Watch those fat Intel markups and Quarterly Gross margins as they begin their fall back to earth. And plenty of Server Customers will not be wanting the take it or leave it from Intel with no alternative options possible routine! Now with an AMD Epyc Option around, that leave it option for server customers with regards to Xeon now has an Epyc option for those server customers to do just that and not miss a beat.
Just look at that Show that Intel is putting on to distract on paper from what does not exist in a functioning 10nm hardware form. Those 10nm cutout bin chinese market SOCs with fused off GPUs and lower performance than 14nm do not count as they are 100% lower binned residue thrown out there Potemkin Village style to obsfucate the truth.

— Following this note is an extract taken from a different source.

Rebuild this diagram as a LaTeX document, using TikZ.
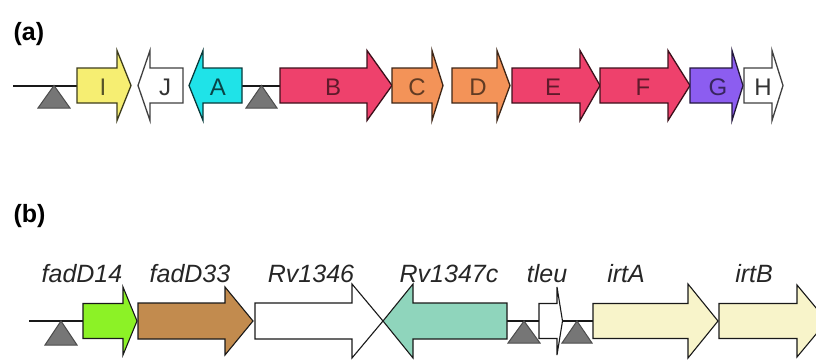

Just Look at Epyc/Platform’s Price/Performance metrics and Price/Feature metrics and Intel is still charging a bit too much to be taken serious. It looks like Intel’s 10nm process node is a process node of the future– and always will be!
Bet Rome will be an huge
Bet Rome will be an huge disappontment ??

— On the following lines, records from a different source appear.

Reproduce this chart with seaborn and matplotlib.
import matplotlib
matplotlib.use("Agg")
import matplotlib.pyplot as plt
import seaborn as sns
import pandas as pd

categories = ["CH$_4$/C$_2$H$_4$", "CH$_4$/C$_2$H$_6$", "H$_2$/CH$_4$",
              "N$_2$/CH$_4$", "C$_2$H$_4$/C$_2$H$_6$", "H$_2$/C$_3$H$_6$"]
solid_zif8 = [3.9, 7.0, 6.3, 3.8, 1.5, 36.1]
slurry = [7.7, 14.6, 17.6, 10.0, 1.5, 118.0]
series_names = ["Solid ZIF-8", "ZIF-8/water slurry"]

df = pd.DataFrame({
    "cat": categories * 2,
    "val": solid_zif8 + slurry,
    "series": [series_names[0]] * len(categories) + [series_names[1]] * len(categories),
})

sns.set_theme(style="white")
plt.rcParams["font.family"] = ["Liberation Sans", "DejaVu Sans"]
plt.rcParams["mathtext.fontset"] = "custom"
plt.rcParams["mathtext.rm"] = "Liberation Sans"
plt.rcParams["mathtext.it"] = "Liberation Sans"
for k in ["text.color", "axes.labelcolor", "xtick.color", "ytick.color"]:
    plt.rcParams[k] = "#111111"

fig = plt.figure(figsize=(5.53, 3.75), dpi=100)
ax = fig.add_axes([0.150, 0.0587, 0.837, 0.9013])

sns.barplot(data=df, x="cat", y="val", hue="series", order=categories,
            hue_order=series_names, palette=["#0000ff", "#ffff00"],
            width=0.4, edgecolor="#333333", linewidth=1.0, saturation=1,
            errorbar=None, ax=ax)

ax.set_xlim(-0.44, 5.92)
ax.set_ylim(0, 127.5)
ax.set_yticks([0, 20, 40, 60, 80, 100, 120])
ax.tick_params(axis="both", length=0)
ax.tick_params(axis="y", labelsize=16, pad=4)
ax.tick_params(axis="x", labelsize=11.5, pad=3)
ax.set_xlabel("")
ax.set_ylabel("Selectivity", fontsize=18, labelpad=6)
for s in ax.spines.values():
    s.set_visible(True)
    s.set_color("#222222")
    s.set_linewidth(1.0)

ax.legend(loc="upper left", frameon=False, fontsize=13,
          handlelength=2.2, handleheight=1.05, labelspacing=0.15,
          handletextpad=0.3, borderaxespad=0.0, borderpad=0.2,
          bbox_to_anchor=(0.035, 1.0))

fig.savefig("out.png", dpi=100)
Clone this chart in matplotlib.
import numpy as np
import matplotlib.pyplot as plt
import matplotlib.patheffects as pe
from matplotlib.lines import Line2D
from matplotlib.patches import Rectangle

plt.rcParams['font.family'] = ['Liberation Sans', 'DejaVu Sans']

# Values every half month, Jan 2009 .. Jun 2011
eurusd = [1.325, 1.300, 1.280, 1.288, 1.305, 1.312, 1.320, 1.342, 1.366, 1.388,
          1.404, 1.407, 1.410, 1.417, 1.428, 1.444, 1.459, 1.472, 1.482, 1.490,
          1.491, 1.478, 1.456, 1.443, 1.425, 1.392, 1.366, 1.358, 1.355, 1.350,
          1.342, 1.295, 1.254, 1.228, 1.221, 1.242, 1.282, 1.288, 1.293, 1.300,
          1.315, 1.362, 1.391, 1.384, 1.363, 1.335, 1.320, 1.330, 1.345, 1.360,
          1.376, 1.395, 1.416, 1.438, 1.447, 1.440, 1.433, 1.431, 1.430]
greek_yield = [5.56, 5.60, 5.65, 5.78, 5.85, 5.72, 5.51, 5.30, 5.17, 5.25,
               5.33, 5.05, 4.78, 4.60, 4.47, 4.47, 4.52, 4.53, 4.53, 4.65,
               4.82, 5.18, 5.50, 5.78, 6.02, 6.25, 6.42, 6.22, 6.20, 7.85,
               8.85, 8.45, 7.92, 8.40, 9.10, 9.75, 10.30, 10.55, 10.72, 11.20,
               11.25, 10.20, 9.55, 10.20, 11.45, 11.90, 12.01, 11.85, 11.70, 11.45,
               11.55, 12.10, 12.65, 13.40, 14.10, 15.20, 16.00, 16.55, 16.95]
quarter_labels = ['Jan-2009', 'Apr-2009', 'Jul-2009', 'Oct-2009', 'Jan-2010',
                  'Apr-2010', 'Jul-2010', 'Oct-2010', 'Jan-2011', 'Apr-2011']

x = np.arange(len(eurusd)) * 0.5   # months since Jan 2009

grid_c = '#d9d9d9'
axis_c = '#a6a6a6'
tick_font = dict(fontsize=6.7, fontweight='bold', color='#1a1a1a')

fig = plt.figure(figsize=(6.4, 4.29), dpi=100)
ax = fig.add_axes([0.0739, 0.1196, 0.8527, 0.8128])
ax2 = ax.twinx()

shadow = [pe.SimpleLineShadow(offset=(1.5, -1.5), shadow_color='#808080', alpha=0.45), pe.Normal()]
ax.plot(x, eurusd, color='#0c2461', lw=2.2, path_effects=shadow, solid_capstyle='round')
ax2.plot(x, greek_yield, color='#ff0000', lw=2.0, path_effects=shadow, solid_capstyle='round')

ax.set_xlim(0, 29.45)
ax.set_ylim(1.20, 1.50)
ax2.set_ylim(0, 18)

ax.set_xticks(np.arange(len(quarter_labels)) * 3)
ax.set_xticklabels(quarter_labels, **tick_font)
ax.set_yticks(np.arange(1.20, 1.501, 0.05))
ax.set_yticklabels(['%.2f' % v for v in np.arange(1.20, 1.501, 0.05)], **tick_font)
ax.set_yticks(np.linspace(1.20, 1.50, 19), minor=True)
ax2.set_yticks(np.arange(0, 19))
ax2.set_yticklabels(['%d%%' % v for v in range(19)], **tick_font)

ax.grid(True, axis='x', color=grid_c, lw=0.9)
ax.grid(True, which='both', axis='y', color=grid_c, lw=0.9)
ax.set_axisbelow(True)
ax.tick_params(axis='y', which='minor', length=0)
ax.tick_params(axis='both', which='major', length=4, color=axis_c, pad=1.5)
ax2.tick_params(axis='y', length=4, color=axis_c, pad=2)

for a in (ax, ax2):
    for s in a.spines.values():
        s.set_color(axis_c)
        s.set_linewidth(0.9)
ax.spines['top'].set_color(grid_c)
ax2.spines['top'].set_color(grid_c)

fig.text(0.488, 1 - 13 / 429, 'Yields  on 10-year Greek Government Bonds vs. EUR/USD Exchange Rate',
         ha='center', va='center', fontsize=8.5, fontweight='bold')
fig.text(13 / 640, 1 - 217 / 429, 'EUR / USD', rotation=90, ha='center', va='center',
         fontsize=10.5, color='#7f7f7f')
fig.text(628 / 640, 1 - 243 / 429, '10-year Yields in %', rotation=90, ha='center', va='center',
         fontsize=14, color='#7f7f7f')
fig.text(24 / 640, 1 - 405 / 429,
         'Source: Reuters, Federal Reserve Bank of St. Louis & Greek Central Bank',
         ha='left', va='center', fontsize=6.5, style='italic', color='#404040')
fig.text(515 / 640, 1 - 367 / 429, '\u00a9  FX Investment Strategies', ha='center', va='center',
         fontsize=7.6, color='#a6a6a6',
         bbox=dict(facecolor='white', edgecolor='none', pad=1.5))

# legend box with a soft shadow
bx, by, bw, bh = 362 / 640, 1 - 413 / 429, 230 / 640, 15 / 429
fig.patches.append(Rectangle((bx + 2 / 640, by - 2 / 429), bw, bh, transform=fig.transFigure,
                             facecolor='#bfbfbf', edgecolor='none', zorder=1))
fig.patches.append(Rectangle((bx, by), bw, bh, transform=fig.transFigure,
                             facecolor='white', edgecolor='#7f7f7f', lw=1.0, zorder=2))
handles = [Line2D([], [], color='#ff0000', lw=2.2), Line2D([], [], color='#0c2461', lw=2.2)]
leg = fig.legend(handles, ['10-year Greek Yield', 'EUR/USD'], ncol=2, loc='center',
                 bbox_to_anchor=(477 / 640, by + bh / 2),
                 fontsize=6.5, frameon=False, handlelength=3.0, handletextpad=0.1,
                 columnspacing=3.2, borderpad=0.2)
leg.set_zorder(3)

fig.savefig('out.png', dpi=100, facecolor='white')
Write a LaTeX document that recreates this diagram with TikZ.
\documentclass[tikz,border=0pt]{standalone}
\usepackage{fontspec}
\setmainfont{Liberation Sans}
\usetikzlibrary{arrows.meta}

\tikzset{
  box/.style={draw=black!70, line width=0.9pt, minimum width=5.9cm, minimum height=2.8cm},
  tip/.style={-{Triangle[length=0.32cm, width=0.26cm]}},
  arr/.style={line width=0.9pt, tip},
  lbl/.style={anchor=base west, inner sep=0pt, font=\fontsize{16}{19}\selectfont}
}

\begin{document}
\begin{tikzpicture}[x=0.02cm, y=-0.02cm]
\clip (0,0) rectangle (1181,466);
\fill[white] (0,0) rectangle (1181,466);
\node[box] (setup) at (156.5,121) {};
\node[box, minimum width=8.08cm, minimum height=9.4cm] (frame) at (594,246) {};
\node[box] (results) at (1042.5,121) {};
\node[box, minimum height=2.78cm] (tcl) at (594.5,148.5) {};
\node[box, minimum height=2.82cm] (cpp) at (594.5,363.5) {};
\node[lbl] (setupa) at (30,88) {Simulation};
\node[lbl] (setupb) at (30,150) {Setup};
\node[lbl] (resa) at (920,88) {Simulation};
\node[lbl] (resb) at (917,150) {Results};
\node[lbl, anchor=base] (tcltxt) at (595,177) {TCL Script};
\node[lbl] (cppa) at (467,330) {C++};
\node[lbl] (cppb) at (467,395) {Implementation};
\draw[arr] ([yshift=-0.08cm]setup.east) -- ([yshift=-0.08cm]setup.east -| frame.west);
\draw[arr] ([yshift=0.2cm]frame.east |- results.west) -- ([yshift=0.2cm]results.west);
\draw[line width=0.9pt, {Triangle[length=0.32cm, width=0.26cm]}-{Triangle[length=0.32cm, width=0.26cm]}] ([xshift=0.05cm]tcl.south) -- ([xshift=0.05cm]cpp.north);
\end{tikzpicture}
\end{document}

You are too much confident and fanboy about AMD and TSMC.
Remember IBM refused 7nm from GF and shifted on a relaxed custom GF 10nm for POWER 10 in 2020.
This tell us actual foundry 7nm is not done for server cpus. Too much leakage,too much power density, too low clock speed.

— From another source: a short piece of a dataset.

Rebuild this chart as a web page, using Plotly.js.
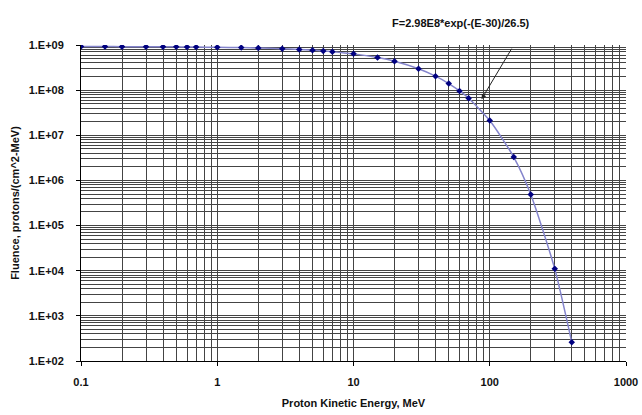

Bet Rome will not even be a
Bet Rome will not even be a disappontment if it’s only 48 cores per MCM/Socket instead of 64 cores per MCM/socket! That’s still a bit better than what Intel will be offering and Zen2 will come with the expected IPC improvments among others. But it’s obvious that you are an Intel shareholder so it’s best to begin to hedge your bets. And that is before the Wallstreet Quants more fully plot the, necessary for competition with Epyc’s Price/Performance metrics, Intel Gross Margin declines that Intel will suffer in order to stave off Epyc’s market share gains into only the upper teens to lower 20s% market share range! And that may not even be possible for Intel this time around with Epyc like it was against Opteron with that being kept in the low 20s% market share range.
I’m not an AMD fanboy as much as I am an Intel Gross Margin decline fanboy in the face of Epyc’s, Power9’s/10’s, and ThunderX2’s/Others competition that will help make Intel’s high margin/markups take the Icarus route after flying too high and too close to that big burning ball that’s fusing H into He.
Intel’s has more than just AMD in direct competition and that’s includes both AMD’s and Nvidia’s GPU based compute/AI accelerator products that Intel can not and will not be able to even begin to compete with in the 2 to 3 years time frame. Those things take time and AMD has been firing on all cylinders while Intel has been in meltdown mode in more ways than one lately.
AMD has been switch hitting on the CPU and GPU compute/AI front lately something that Nvidia can not do in the server/HPC markets for x86 based CPUs at least. But with all the new competition and all the Contra Revenue wasted by Intel in that mobile market phone/mainstream tablet market grab fiasco that Intel could have been spending on preparing its server business for the future is flushed down the toilet which is, incidentally, just where Intel’s gross margins will be heading shortly over the coming business quarters.
AMD’s got that heat resistant glue while Intel is just trying to wax over the truth and see where that takes Intel’s Gross Margins over the next few years of nosedive!
What puzzles me is why
What puzzles me is why business isn’t as mad as hell with Intel for all the deliberate time wasting fragmentation practices listed here.
I would seethe with impotent rage at the cost and extra risks of staff being jerked around (on top of gouged prices), yet being compelled to buy from them.
I could live with a lot of warts rather than deal with such weasels.